THE PROBLEM: From the first line of the listing below to the line with "alcoolique (pour 1%", print each line exactly, and nothing more. Leave out the pictures.

INFORMATION SHOWN:
◇ ◇ ◇ ◇ ◇ ◇ ◇

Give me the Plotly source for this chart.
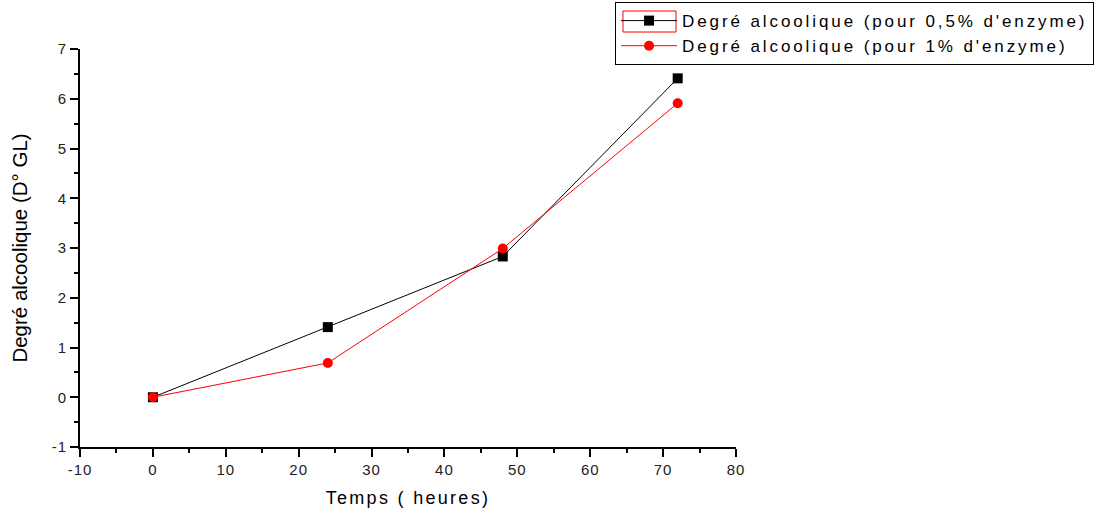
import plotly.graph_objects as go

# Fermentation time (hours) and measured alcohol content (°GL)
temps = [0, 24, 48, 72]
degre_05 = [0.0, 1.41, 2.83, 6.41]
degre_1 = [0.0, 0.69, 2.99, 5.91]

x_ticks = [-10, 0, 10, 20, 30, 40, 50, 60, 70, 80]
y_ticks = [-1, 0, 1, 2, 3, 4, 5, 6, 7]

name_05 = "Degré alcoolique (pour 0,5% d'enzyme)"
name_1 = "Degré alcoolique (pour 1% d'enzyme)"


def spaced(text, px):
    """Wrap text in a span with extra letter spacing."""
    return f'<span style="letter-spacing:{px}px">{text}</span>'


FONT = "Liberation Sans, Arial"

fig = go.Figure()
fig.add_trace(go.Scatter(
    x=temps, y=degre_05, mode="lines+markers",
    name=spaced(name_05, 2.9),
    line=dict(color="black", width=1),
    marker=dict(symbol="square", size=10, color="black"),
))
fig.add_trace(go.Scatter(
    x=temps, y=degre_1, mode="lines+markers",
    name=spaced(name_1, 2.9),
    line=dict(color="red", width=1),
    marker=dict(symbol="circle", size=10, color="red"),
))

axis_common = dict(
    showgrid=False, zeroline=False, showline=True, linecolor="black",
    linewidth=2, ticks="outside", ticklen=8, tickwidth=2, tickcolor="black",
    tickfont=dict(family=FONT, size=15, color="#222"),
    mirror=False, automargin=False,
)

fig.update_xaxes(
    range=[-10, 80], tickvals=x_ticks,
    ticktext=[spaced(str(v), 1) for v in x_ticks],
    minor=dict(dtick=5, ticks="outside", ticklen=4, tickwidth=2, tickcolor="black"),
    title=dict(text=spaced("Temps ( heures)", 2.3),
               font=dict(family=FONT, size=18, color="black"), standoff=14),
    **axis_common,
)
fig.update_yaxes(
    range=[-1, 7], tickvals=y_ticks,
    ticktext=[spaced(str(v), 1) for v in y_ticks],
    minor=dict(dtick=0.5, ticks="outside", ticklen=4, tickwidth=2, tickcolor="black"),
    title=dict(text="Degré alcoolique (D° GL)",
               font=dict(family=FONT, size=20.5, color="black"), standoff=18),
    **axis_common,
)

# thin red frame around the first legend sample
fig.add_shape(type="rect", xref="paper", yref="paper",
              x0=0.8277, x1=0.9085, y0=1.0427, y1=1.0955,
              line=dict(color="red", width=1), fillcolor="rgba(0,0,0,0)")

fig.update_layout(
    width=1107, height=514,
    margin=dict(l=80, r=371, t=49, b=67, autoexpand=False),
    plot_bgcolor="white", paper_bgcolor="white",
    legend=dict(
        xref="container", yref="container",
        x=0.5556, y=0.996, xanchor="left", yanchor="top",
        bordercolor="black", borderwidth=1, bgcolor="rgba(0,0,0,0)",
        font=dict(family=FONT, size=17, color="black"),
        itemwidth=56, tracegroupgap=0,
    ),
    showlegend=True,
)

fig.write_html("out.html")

◇ ◇ ◇ ◇ ◇ ◇ ◇

SOLUTION TO THE EXERCISE:
Give me the Plotly source for this chart.
import plotly.graph_objects as go

# Fermentation time (hours) and measured alcohol content (°GL)
temps = [0, 24, 48, 72]
degre_05 = [0.0, 1.41, 2.83, 6.41]
degre_1 = [0.0, 0.69, 2.99, 5.91]

x_ticks = [-10, 0, 10, 20, 30, 40, 50, 60, 70, 80]
y_ticks = [-1, 0, 1, 2, 3, 4, 5, 6, 7]

name_05 = "Degré alcoolique (pour 0,5% d'enzyme)"
name_1 = "Degré alcoolique (pour 1% d'enzyme)"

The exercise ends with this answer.